++++ INFORMATION PROVIDED ++++

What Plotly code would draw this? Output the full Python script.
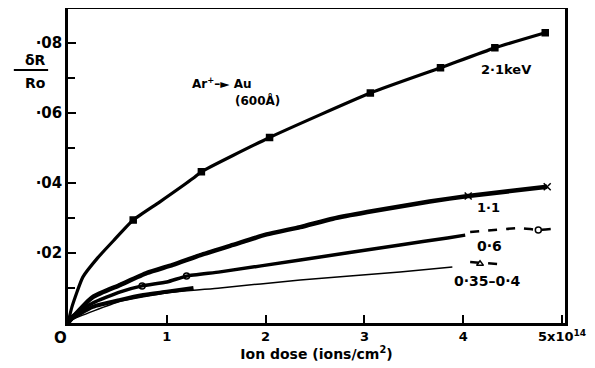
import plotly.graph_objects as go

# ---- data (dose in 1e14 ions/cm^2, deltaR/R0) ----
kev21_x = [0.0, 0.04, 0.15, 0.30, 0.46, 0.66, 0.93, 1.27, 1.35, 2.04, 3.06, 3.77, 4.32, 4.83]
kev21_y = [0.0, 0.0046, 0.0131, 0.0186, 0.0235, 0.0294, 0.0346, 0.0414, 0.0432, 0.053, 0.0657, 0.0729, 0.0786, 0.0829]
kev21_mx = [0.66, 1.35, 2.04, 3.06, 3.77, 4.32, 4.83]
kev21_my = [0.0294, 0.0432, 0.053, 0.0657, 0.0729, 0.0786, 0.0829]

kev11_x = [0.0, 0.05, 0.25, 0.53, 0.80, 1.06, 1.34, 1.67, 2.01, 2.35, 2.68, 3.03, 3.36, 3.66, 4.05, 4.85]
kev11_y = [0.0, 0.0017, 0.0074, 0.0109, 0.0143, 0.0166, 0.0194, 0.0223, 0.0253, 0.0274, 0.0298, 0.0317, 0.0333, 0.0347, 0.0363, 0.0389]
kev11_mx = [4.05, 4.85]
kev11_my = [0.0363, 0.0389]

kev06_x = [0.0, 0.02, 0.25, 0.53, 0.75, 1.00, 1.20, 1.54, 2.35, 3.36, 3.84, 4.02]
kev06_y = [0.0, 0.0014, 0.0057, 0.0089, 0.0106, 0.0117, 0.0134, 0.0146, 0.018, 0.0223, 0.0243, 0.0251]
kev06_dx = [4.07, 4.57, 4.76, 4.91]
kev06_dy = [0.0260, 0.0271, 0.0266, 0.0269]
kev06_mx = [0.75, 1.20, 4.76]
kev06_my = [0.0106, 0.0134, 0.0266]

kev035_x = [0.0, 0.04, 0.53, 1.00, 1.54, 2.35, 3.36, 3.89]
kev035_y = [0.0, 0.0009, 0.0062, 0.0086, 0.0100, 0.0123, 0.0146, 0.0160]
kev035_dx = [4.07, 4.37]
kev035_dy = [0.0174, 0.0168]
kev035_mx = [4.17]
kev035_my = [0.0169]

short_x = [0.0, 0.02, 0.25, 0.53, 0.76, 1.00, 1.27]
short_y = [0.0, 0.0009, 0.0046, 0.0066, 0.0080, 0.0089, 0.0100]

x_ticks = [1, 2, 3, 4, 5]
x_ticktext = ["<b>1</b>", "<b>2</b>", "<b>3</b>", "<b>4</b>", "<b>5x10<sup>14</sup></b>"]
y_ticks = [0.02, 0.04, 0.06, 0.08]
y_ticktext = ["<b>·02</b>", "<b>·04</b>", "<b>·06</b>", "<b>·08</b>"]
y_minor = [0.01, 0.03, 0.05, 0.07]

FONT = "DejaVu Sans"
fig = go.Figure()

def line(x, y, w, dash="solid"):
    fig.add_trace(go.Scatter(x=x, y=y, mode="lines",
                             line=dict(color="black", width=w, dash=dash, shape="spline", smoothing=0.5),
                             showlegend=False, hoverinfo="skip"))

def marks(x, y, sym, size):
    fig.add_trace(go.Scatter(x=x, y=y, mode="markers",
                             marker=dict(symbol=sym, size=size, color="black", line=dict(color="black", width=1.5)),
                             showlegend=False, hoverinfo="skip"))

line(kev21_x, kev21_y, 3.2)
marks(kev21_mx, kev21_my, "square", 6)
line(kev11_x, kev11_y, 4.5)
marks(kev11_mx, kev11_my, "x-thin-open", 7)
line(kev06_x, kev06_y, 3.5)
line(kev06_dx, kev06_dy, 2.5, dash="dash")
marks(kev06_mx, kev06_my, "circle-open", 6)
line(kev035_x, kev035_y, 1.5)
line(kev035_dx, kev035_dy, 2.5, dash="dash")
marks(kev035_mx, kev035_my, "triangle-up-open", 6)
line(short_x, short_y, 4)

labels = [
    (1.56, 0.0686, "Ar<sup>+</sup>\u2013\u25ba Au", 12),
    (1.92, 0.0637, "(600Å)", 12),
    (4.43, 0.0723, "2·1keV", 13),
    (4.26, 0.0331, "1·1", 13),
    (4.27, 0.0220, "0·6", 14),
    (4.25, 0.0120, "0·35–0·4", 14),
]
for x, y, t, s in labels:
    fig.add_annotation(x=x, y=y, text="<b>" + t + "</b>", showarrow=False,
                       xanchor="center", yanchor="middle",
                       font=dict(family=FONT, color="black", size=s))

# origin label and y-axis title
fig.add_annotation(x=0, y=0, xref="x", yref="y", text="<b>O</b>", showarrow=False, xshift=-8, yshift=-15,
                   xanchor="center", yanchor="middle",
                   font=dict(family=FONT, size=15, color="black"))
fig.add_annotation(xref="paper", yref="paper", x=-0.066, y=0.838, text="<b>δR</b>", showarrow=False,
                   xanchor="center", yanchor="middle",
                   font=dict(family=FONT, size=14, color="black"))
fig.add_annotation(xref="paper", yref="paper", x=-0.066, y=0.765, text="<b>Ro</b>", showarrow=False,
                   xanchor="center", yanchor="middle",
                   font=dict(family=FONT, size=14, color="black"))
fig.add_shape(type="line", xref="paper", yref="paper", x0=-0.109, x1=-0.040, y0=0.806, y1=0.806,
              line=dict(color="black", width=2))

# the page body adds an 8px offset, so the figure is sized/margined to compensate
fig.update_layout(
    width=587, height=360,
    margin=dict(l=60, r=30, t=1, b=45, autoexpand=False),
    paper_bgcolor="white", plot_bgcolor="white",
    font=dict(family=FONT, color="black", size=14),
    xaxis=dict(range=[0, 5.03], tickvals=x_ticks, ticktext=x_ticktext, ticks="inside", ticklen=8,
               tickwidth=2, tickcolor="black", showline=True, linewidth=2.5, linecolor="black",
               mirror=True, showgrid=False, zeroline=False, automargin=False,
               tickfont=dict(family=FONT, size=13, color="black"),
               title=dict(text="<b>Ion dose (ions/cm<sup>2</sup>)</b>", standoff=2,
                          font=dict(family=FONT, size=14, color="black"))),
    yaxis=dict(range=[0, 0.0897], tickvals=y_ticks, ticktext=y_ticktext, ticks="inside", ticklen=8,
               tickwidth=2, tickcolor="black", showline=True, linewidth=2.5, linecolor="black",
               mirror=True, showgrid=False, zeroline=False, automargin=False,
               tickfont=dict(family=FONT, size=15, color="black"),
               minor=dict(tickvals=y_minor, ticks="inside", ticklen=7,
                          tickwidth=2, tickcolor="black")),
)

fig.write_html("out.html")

++++

*WORK REQUIRED*: Skip the pictures, please, and transcribe only the lines from the beginning of the material through the one that contains "import plotly.graph_objects as go".

*PROBLEM SOLUTION*:
What Plotly code would draw this? Output the full Python script.
import plotly.graph_objects as go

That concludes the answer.